Just as we see in the Our Gang films, the outcome is not always optimal and the methods used to get there questionable. Jonathan Rupprecht has a good analysis on the outcome here. Another analysis here calls it “ineffective and unenforceable.” To be fair there were dissenters in the group. For example, the Academy of Model Aeronautics (AMA), which is the world’s largest community-based organization, made this statement on the recommendations.
Nothing has been put in place yet, but one thing is becoming clearer: the FAA’s method to put hobby drone registration in place is specious.

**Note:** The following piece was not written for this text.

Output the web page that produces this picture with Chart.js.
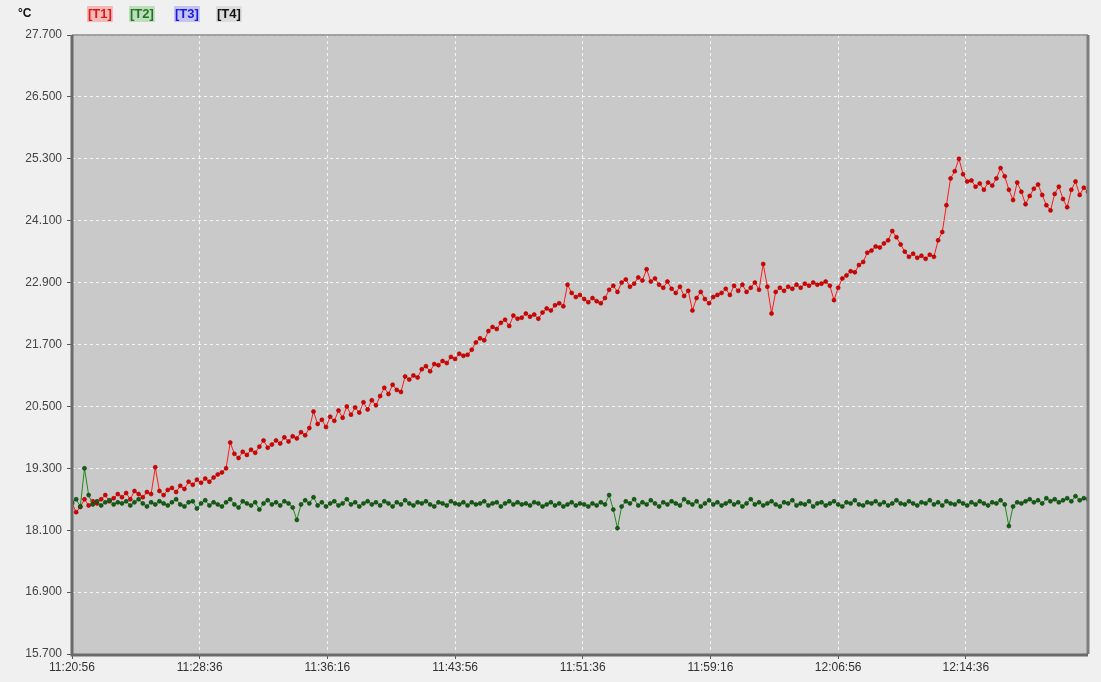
<!DOCTYPE html>
<html>
<head>
<meta charset="utf-8">
<title>Temperature log</title>
<script src="https://cdn.jsdelivr.net/npm/chart.js@4/dist/chart.umd.min.js"></script>
<style>
  html, body { margin: 0; padding: 0; background: #f0f0f0; }
  #wrap { position: relative; width: 1101px; height: 682px; }
  canvas { display: block; }
</style>
</head>
<body>
<div id="wrap"><canvas id="chart" width="1101" height="682"></canvas></div>
<script>
// Logger settings
const startTime = "11:20:56";
const endTime = "12:21:56";
const sampleStepSec = 15;

// Axis ticks
const timeTicks = ["11:20:56", "11:28:36", "11:36:16", "11:43:56", "11:51:36", "11:59:16", "12:06:56", "12:14:36"];
const tempTicks = [15.7, 16.9, 18.1, 19.3, 20.5, 21.7, 22.9, 24.1, 25.3, 26.5, 27.7];

// Channel legend
const channelNames = ["[T1]", "[T2]", "[T3]", "[T4]"];
const unitLabel = "°C";

// Channel T1 readings (°C), one per sample step
const t1Values = [
  18.62, 18.45, 18.55, 18.70, 18.58, 18.66, 18.62, 18.70, 18.78, 18.66, 18.72, 18.80,
  18.74, 18.82, 18.70, 18.86, 18.80, 18.74, 18.84, 18.80, 19.32, 18.86, 18.78, 18.88,
  18.92, 18.84, 18.96, 18.90, 19.04, 18.98, 19.08, 19.02, 19.10, 19.04, 19.12, 19.18,
  19.22, 19.30, 19.80, 19.58, 19.50, 19.62, 19.56, 19.66, 19.60, 19.72, 19.84, 19.70,
  19.76, 19.84, 19.78, 19.90, 19.82, 19.92, 19.88, 20.00, 19.94, 20.08, 20.40, 20.16,
  20.24, 20.10, 20.30, 20.22, 20.42, 20.28, 20.50, 20.34, 20.48, 20.38, 20.58, 20.44,
  20.62, 20.52, 20.70, 20.86, 20.74, 20.92, 20.82, 20.78, 21.08, 21.02, 21.10, 21.06,
  21.22, 21.28, 21.18, 21.32, 21.30, 21.38, 21.34, 21.46, 21.42, 21.52, 21.48, 21.50,
  21.60, 21.74, 21.82, 21.78, 21.96, 22.04, 22.00, 22.12, 22.18, 22.06, 22.26, 22.20,
  22.22, 22.30, 22.24, 22.28, 22.20, 22.32, 22.40, 22.36, 22.46, 22.50, 22.44, 22.86,
  22.70, 22.62, 22.66, 22.58, 22.52, 22.60, 22.54, 22.50, 22.60, 22.76, 22.84, 22.72,
  22.90, 22.96, 22.82, 22.88, 23.00, 22.94, 23.16, 22.92, 22.98, 22.86, 22.80, 22.92,
  22.78, 22.70, 22.82, 22.64, 22.74, 22.36, 22.60, 22.72, 22.58, 22.50, 22.62, 22.66,
  22.70, 22.78, 22.66, 22.84, 22.74, 22.86, 22.72, 22.80, 22.90, 22.76, 23.26, 22.82,
  22.30, 22.72, 22.80, 22.74, 22.82, 22.78, 22.86, 22.80, 22.88, 22.84, 22.90, 22.86,
  22.88, 22.92, 22.84, 22.56, 22.80, 22.98, 23.04, 23.12, 23.10, 23.24, 23.30, 23.48,
  23.52, 23.60, 23.58, 23.66, 23.72, 23.90, 23.78, 23.64, 23.50, 23.40, 23.46, 23.38,
  23.42, 23.36, 23.44, 23.40, 23.72, 23.88, 24.40, 24.92, 25.06, 25.30, 25.00, 24.86,
  24.88, 24.76, 24.82, 24.70, 24.84, 24.78, 24.92, 25.12, 24.96, 24.70, 24.50, 24.84,
  24.66, 24.42, 24.58, 24.72, 24.80, 24.60, 24.40, 24.30, 24.62, 24.76, 24.52, 24.36,
  24.70, 24.86, 24.60, 24.74, 24.66
];

// Channel T2 readings (°C), one per sample step
const t2Values = [
  18.64, 18.70, 18.56, 19.30, 18.78, 18.60, 18.66, 18.58, 18.64, 18.68, 18.60, 18.64,
  18.62, 18.66, 18.58, 18.64, 18.70, 18.62, 18.56, 18.64, 18.60, 18.66, 18.62, 18.58,
  18.64, 18.70, 18.60, 18.56, 18.64, 18.66, 18.52, 18.62, 18.68, 18.58, 18.64, 18.60,
  18.56, 18.64, 18.70, 18.60, 18.54, 18.66, 18.62, 18.58, 18.64, 18.50, 18.62, 18.68,
  18.60, 18.64, 18.58, 18.66, 18.62, 18.54, 18.30, 18.60, 18.68, 18.62, 18.74, 18.58,
  18.64, 18.56, 18.62, 18.66, 18.58, 18.62, 18.70, 18.60, 18.64, 18.56, 18.62, 18.66,
  18.60, 18.64, 18.58, 18.66, 18.62, 18.56, 18.64, 18.60, 18.68, 18.62, 18.58, 18.64,
  18.62, 18.66, 18.60, 18.56, 18.64, 18.62, 18.58, 18.66, 18.62, 18.60, 18.64, 18.58,
  18.64, 18.60, 18.62, 18.66, 18.58, 18.62, 18.64, 18.56, 18.62, 18.66, 18.60, 18.64,
  18.60, 18.62, 18.58, 18.64, 18.62, 18.56, 18.60, 18.64, 18.58, 18.62, 18.56, 18.60,
  18.64, 18.58, 18.62, 18.60, 18.56, 18.62, 18.58, 18.64, 18.60, 18.78, 18.50, 18.14,
  18.56, 18.66, 18.62, 18.70, 18.58, 18.64, 18.60, 18.68, 18.62, 18.56, 18.64, 18.60,
  18.66, 18.62, 18.58, 18.70, 18.64, 18.60, 18.66, 18.56, 18.62, 18.68, 18.60, 18.64,
  18.58, 18.62, 18.66, 18.60, 18.64, 18.56, 18.62, 18.70, 18.60, 18.64, 18.58, 18.62,
  18.66, 18.60, 18.56, 18.64, 18.62, 18.68, 18.58, 18.62, 18.60, 18.66, 18.56, 18.62,
  18.64, 18.58, 18.62, 18.66, 18.60, 18.56, 18.64, 18.62, 18.68, 18.60, 18.58, 18.64,
  18.62, 18.66, 18.60, 18.64, 18.58, 18.62, 18.68, 18.62, 18.60, 18.66, 18.62, 18.58,
  18.64, 18.62, 18.68, 18.60, 18.64, 18.58, 18.66, 18.62, 18.60, 18.66, 18.62, 18.58,
  18.64, 18.60, 18.66, 18.62, 18.58, 18.64, 18.62, 18.68, 18.60, 18.18, 18.56, 18.64,
  18.62, 18.66, 18.70, 18.64, 18.68, 18.62, 18.72, 18.66, 18.70, 18.64, 18.68, 18.72,
  18.66, 18.76, 18.68, 18.72, 18.70
];

// ---- helpers ----
function toSec(hms) {
  const p = hms.split(":").map(Number);
  return p[0] * 3600 + p[1] * 60 + p[2];
}
function toHms(sec) {
  const s = ((sec % 86400) + 86400) % 86400;
  const h = Math.floor(s / 3600), m = Math.floor((s % 3600) / 60), r = Math.round(s % 60);
  const pad = n => String(n).padStart(2, "0");
  return h + ":" + pad(m) + ":" + pad(r);
}
const t0 = toSec(startTime);
const tEnd = toSec(endTime) - t0;
const asPoints = vals => vals.map((v, i) => ({ x: i * sampleStepSec, y: v }));

const FONT = "'Liberation Sans Narrow', 'Liberation Sans', Arial, sans-serif";

// Grey plot area and its frame
const plotFrame = {
  id: "plotFrame",
  beforeDraw(chart) {
    const { ctx, chartArea: a } = chart;
    ctx.save();
    ctx.fillStyle = "#c9c9c9";
    ctx.fillRect(a.left, a.top, a.right - a.left, a.bottom - a.top);
    ctx.restore();
  },
  afterDraw(chart) {
    const { ctx, chartArea: a } = chart;
    ctx.save();
    // top edge
    ctx.strokeStyle = "#8a8a8a";
    ctx.lineWidth = 1.5;
    ctx.beginPath(); ctx.moveTo(a.left, a.top); ctx.lineTo(a.right, a.top); ctx.stroke();
    // right edge
    ctx.strokeStyle = "#7c7c7c";
    ctx.lineWidth = 3;
    ctx.beginPath(); ctx.moveTo(a.right, a.top); ctx.lineTo(a.right, a.bottom); ctx.stroke();
    // left and bottom axis lines
    ctx.strokeStyle = "#6a6a6a";
    ctx.lineWidth = 3;
    ctx.beginPath(); ctx.moveTo(a.left, a.top); ctx.lineTo(a.left, a.bottom + 1); ctx.lineTo(a.right, a.bottom + 1); ctx.stroke();
    ctx.restore();
  }
};

// Unit label and bracketed channel tags
const channelTags = {
  id: "channelTags",
  afterDraw(chart) {
    const { ctx } = chart;
    const tagStyles = [
      { x: 88,  bg: "#f2b9b9", fg: "#e01818" },
      { x: 130, bg: "#bfdcbf", fg: "#1c7a1c" },
      { x: 175, bg: "#c4c4f2", fg: "#1a1ae0" },
      { x: 217, bg: "#dcdcdc", fg: "#111111" }
    ];
    ctx.save();
    ctx.textBaseline = "middle";
    ctx.textAlign = "left";
    ctx.font = "bold 12px " + FONT;
    ctx.fillStyle = "#111";
    ctx.fillText(unitLabel, 18, 14);
    ctx.font = "bold 13px " + FONT;
    channelNames.forEach((name, i) => {
      const st = tagStyles[i];
      const w = ctx.measureText(name).width;
      ctx.fillStyle = st.bg;
      ctx.fillRect(st.x - 1, 6, w + 2, 16);
      ctx.fillStyle = st.fg;
      ctx.fillText(name, st.x, 14);
    });
    ctx.restore();
  }
};

const gridStyle = {
  color: "rgba(250,250,250,0.9)",
  lineWidth: 1,
  tickLength: 5,
  tickColor: "#555",
  tickWidth: 1,
  drawTicks: true,
  tickBorderDash: []
};

new Chart(document.getElementById("chart"), {
  type: "line",
  data: {
    datasets: [
      {
        label: channelNames[0],
        data: asPoints(t1Values),
        borderColor: "#ff1a1a",
        borderWidth: 1,
        pointRadius: 2,
        pointBackgroundColor: "#d80000",
        pointBorderColor: "#a00000",
        pointBorderWidth: 0.6,
        tension: 0,
        order: 1
      },
      {
        label: channelNames[1],
        data: asPoints(t2Values),
        borderColor: "#1f8a1f",
        borderWidth: 1,
        pointRadius: 2,
        pointBackgroundColor: "#125e12",
        pointBorderColor: "#0a3e0a",
        pointBorderWidth: 0.6,
        tension: 0,
        order: 0
      }
    ]
  },
  options: {
    responsive: false,
    devicePixelRatio: 1,
    animation: false,
    layout: { padding: { top: 35, right: 13, left: 0, bottom: 0 } },
    plugins: {
      legend: { display: false },
      tooltip: { enabled: false }
    },
    scales: {
      x: {
        type: "linear",
        min: 0,
        max: tEnd,
        border: { display: false, dash: [3, 3] },
        grid: gridStyle,
        afterBuildTicks(scale) {
          scale.ticks = timeTicks.map(t => ({ value: toSec(t) - t0 }));
        },
        afterFit(scale) { scale.height = 28; },
        ticks: {
          autoSkip: false,
          maxRotation: 0,
          padding: 1,
          color: "#333",
          font: { family: FONT, size: 12 },
          callback: v => toHms(v + t0)
        }
      },
      y: {
        min: tempTicks[0],
        max: tempTicks[tempTicks.length - 1],
        border: { display: false, dash: [3, 3] },
        grid: gridStyle,
        afterBuildTicks(scale) {
          scale.ticks = tempTicks.map(v => ({ value: v }));
        },
        afterFit(scale) { scale.width = 72; },
        ticks: {
          autoSkip: false,
          padding: 5,
          color: "#444",
          font: { family: FONT, size: 12 },
          callback: v => Number(v).toFixed(3)
        }
      }
    }
  },
  plugins: [plotFrame, channelTags]
});
</script>
</body>
</html>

A thorough legal analysis by Morrison and Forrester here spells out the FAA’s procedural shortcuts and how the registry would present legal challenges and confusion for commercial drone registration.
2015 was the year we saw a proliferation of the drone conferences. These ranged from consumer to commercial expos. I heard early from vendors who straddle both markets that they could not attend all, so they had to choose. In March I gave a quick list of criteria to help navigate the confusion in Five Tips for Navigating the Drone Expo Fad.
I reported then and Gary Mortimer reported here we are still in the ‘inflated expectation phase’ of the hype cycle for drones, so it’s anybody’s guess which conferences will shake out. Still at every show I attended this year, these two questions came up: Which drone show was the best? And which ones will you attend next year?
The question reminds me of the comedy film Best in Show. The film follows five entrants in a prestigious dog show and focuses on the slightly surreal interactions among the various owners and handlers as they travel to the show. Afterwards, the film explores what each character is doing after the competition—and this is the real drama for drone vendors: What happens after the show? So the better question is not about how many connections you make at the show, but are shows in general a good channel at which to engage prospects? I think that topic (as well an exploration of distribution channels) is worthy of some Drone Analyst research in 2016. Look for more on this topic soon.
In the absurdist play Waiting for Godot, two bedraggled companions, Vladimir and Estragon, wait endlessly and in vain for the arrival of an unspecified person called Godot. The play opens on an outdoor scene and the weary Estragon mutters “Nothing to be done.” When Estragon suddenly decides to leave, Vladimir reminds him that they must stay and wait for Godot. Unfortunately, the pair cannot agree on where or when they are expected to meet with this Godot. They only know to wait at a tree, and there is indeed a leafless one nearby.
For many of us, it seems we have been waiting for Godot, I mean the FAA, to finalize the rules for commercial use of small UAS. We got the Small UAS Notice of Proposed Rulemaking (NPRM) earlier this year and the 60-day public comment period closed on April 24, 2015. Sure, as noted above, we now have about 2,500 Section 333 petitions granted, but that does not make an industry. Everyone wants to know—will Godot arrive in 2016? The tree we wait under now is pretty much leafless, and we hope the rules will help our industry garner growth.
I said this last year, and I’ll say it again. A lot depends on the forthcoming small drone rule from the FAA. If it looks at all like the NPRM, then the U.S. commercial market should expect moderate growth—but there will be winners and losers. If the FAA changes it, for example lowers the altitude ceiling from 500 feet above ground level to 200 feet, then growth will be seriously hampered.